La profesora comprendió a Teddy y se entristeció aún más cuando al llegar la navidad todos sus alumnos le llevaron algún obsequio cuidadosamente envuelto en papel de regalo. Todos… excepto Teddy, que llevó una arrugada bolsa de supermercado. Con temor sobre lo que contuviese, la profesora lo abrió en medio de clase: Una vieja pulsera a la que faltaban algunas piedras de bisutería y un frasco usado de colonia. Algunos niños se rieron, pero la tutora se puso el brazalete y se humedeció con perfume la muñeca. Aquel día, Teddy se quedó hasta que los demás alumnos se fueron y le confesó a su maestra que “Hoy usted huele como mi madre”. Aquella noche en su casa, la profesora lloró durante más de una hora.

Desde aquel día, aquella docente dejó de enseñar y se dedicó a educar. Prestó una especial atención a Teddy, y pronto se vio gratificada con su progreso. Al año siguiente, recibió una nota de Teddy donde le decía que ella era la mejor profesora que él había conocido. Seis años más tarde, le llegó una carta donde repetía que no había descubierto mejor profesora en todo el bachillerato. Años más tarde, otro documento reiteraba que ella seguía siendo su educadora favorita, y en la firma figuraba un tal Doctor Theodore.

La historia no acaba así. Teddy le pidió que fuese su madrina de boda. Ella aceptó y se engalanó con la pulsera incompleta y aquel perfume que a él le recordaba las últimas navidades con su madre. Después de la ceremonia, Teddy dijo estas palabras al oído de su maestra: “¡Gracias por creer en mí, por confiar en que yo podría ser diferente!”. Su profesora, con lágrimas en los ojos, le susurró: “Teddy, yo te agradezco que tú me convencieses de que yo podía ser diferente. Hasta que te conocí, no aprendí a educar”.
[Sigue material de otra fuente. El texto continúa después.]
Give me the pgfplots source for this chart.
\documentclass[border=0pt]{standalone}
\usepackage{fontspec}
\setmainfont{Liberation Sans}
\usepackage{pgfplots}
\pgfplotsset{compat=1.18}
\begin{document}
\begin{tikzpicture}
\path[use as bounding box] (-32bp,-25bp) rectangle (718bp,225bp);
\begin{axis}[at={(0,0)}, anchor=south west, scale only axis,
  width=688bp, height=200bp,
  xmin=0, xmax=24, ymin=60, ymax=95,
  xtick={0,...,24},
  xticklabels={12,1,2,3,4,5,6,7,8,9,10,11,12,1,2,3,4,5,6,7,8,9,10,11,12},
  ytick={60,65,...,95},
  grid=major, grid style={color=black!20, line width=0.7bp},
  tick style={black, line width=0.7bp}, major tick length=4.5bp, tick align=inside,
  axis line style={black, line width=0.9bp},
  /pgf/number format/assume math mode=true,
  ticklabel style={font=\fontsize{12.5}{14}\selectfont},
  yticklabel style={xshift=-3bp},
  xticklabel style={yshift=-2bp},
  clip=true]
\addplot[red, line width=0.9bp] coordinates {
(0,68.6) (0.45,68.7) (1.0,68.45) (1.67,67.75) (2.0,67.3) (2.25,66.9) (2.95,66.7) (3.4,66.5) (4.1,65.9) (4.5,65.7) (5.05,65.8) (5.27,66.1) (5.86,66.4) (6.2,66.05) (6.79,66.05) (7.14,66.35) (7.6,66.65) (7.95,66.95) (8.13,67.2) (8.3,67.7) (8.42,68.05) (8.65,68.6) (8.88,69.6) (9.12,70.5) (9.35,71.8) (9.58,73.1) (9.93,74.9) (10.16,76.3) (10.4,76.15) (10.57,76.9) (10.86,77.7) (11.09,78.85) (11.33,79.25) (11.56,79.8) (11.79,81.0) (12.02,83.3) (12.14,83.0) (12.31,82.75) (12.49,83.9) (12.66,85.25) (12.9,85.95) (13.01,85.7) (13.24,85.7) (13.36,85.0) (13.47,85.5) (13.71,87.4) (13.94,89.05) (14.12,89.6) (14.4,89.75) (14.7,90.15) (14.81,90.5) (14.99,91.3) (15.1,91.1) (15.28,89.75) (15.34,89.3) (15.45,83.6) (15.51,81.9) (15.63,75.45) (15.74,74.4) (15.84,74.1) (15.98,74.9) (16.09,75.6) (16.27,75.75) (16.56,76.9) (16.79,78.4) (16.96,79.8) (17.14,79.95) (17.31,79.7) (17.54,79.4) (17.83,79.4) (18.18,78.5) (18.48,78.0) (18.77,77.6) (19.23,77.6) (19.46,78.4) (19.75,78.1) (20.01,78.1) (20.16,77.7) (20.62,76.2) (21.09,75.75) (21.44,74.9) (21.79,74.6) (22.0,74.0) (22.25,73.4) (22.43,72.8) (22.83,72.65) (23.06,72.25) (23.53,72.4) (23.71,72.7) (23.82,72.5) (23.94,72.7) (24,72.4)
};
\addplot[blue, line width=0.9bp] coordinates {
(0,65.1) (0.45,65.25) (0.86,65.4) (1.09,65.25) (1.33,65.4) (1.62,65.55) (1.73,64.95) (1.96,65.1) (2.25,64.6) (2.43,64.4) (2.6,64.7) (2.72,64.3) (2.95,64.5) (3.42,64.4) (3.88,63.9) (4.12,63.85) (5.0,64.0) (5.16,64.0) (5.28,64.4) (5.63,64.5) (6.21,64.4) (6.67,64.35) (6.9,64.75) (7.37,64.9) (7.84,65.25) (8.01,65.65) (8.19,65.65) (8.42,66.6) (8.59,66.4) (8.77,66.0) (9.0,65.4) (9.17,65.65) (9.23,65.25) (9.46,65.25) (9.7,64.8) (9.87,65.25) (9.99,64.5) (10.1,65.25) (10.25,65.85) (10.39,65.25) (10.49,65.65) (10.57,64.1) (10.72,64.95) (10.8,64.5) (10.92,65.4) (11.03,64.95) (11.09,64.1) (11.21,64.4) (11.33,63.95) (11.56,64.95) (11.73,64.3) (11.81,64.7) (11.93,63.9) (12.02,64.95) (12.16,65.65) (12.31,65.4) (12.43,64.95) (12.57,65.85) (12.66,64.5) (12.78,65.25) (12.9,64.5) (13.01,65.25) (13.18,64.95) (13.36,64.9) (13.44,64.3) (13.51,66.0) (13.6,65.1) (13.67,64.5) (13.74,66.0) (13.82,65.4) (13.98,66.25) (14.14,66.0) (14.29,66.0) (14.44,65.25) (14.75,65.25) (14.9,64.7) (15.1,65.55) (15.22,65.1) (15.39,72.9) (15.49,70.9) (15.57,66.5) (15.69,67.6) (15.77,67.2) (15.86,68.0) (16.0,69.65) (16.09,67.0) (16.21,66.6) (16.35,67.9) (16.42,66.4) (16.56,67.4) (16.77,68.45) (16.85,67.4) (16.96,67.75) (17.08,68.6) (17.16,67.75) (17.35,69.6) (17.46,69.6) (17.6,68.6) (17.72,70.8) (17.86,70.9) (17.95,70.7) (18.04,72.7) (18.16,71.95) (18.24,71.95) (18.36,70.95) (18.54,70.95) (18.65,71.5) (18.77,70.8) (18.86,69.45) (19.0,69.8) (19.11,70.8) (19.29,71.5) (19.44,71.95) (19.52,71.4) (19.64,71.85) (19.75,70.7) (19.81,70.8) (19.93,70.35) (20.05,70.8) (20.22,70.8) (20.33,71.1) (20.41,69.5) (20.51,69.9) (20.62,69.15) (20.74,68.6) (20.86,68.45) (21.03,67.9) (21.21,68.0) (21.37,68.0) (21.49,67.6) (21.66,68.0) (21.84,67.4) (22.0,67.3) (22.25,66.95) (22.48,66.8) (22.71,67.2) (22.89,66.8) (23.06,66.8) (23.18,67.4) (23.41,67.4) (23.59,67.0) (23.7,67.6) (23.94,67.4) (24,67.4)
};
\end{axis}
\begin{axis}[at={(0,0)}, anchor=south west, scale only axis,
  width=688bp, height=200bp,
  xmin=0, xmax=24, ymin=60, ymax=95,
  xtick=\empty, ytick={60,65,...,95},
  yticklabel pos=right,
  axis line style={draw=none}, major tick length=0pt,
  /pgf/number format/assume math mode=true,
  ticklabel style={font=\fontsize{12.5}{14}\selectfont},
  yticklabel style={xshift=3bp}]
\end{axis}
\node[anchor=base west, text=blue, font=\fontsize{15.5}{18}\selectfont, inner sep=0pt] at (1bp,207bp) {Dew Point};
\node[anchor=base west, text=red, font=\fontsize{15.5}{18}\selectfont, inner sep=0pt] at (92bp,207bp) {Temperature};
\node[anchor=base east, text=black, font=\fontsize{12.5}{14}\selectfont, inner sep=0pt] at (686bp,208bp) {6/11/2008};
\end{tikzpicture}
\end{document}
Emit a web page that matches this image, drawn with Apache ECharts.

Los educadores, los progenitores, los adultos nunca sabemos el impacto que puede tener en el futuro nuestras acciones,… o nuestras omisiones. Consideremos esta realidad, e intentemos influir positivamente en la vida de los demás, especialmente de los más jóvenes. Enseñar quizá sea la última artesanía, algo que ha evolucionado con el paso de los siglos, pero que sigue requiriendo profesionalidad y vocación.